## The problem
Find every line in the records below that holds the word "this", and copy it out.

## Data records
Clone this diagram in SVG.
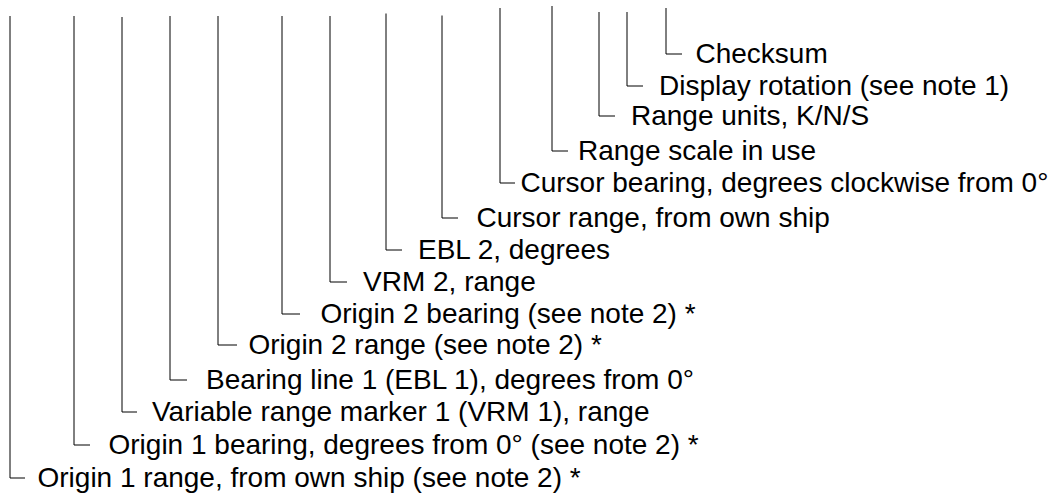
<svg xmlns="http://www.w3.org/2000/svg" width="1051" height="493" viewBox="0 0 1051 493">
<style>
.c{fill:none;stroke:#000;stroke-width:1}
.t{font-family:"Liberation Sans",Arial,sans-serif;font-size:28px;fill:#000}
</style>
<rect width="1051" height="493" fill="#fff"/>
<g id="connectors">
<path class="c" d="M10,16V478H25"/>
<path class="c" d="M74,16V445H90"/>
<path class="c" d="M122,17V412H137"/>
<path class="c" d="M170,16V380H187"/>
<path class="c" d="M218,16V345H237"/>
<path class="c" d="M282,16V314H300"/>
<path class="c" d="M330,16V282H347"/>
<path class="c" d="M386,13.5V250H402"/>
<path class="c" d="M442,15.5V218H458"/>
<path class="c" d="M500,8V183H515"/>
<path class="c" d="M552,6V151H568"/>
<path class="c" d="M599,12V116H615"/>
<path class="c" d="M627,12V86H643"/>
<path class="c" d="M666,8V54H682"/>
</g>
<g id="checksum"><text class="t" x="695.5" y="63">Checksum</text></g>
<g id="display-rotation"><text class="t" x="659" y="95">Display rotation (see note 1)</text></g>
<g id="range-units"><text class="t" x="631" y="125">Range units, K/N/S</text></g>
<g id="range-scale"><text class="t" x="578" y="160">Range scale in use</text></g>
<g id="cursor-bearing"><text class="t" x="520.5" y="192">Cursor bearing, degrees clockwise from 0°</text></g>
<g id="cursor-range"><text class="t" x="476.5" y="227">Cursor range, from own ship</text></g>
<g id="ebl2"><text class="t" x="418" y="259">EBL 2, degrees</text></g>
<g id="vrm2"><text class="t" x="363" y="291">VRM 2, range</text></g>
<g id="origin2-bearing"><text class="t" x="320.5" y="323">Origin 2 bearing (see note 2) *</text></g>
<g id="origin2-range"><text class="t" x="248.5" y="354">Origin 2 range (see note 2) *</text></g>
<g id="ebl1"><text class="t" x="206" y="389">Bearing line 1 (EBL 1), degrees from 0°</text></g>
<g id="vrm1"><text class="t" x="152" y="421">Variable range marker 1 (VRM 1), range</text></g>
<g id="origin1-bearing"><text class="t" x="108.5" y="454">Origin 1 bearing, degrees from 0° (see note 2) *</text></g>
<g id="origin1-range"><text class="t" x="37.5" y="487">Origin 1 range, from own ship (see note 2) *</text></g>
</svg>
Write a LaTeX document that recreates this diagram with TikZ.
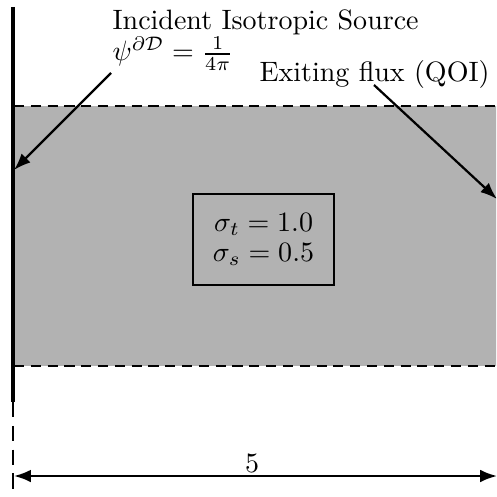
\documentclass[tikz,border=0pt]{standalone}
\usetikzlibrary{arrows.meta}
\begin{document}
\begin{tikzpicture}[x=0.357pt,y=-0.357pt,
  arr/.style={thick,-{Latex[length=6pt,width=4.5pt]}},
  dimarr/.style={thick,{Latex[length=6pt,width=4.5pt]}-{Latex[length=6pt,width=4.5pt]}},
  boundary/.style={dash pattern=on 3.6pt off 2.4pt,line width=0.55pt}]
\clip (0,0) rectangle (496,497);
% medium
\fill[black!30] (14,106) rectangle (520,366);
\draw[boundary] (14,106) -- (520,106);
\draw[boundary] (14,366) -- (520,366);
% left boundary
\draw[line width=1.2pt] (13,7) -- (13,402);
\draw[dash pattern=on 5.5pt off 3pt,line width=0.5pt] (13,402) -- (13,500);
% material box
\node[draw,thick,minimum width=141*0.357pt,minimum height=91*0.357pt,align=center,inner sep=0pt] (mat) at (263.5,239.5)
  {$\sigma_t = 1.0$\\[-1.5pt]$\sigma_s = 0.5$};
% labels
\node[anchor=base west,inner sep=0pt] (src) at (112,30) {Incident Isotropic Source};
\node[anchor=base west,inner sep=0pt] (psi) at (112,61) {$\psi^{\partial\mathcal{D}} = \frac{1}{4\pi}$};
\node[anchor=base west,inner sep=0pt] (exit) at (259,82) {Exiting flux (QOI)};
\coordinate (inA) at (111,73);
\coordinate (inB) at (14,170);
\coordinate (exA) at (374,85);
\coordinate (exB) at (497,199);
\draw[arr] (inA) -- (inB);
\draw[arr] (exA) -- (exB);
% dimension
\coordinate (dL) at (14,476);
\coordinate (dR) at (497,476);
\draw[dimarr] (dL) -- (dR);
\node[anchor=base,inner sep=0pt] (five) at (252,472) {5};
\end{tikzpicture}
\end{document}
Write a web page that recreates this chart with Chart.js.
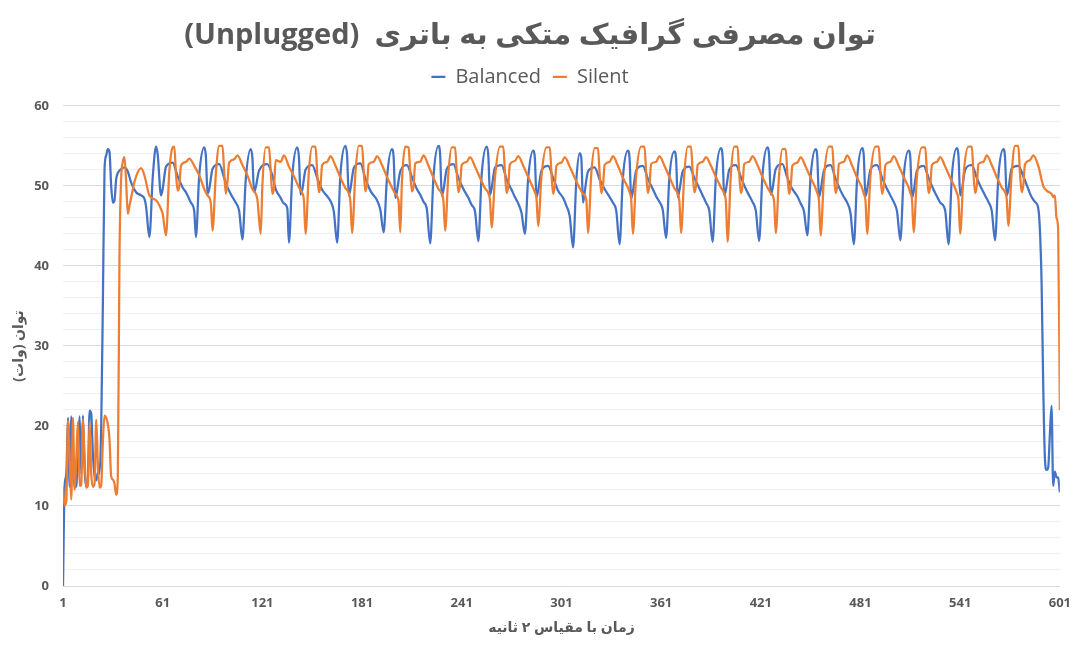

## Exercise response
Clone this diagram in SVG.
Write a LaTeX document that recreates this diagram with TikZ.
Write a web page that recreates this chart with Chart.js.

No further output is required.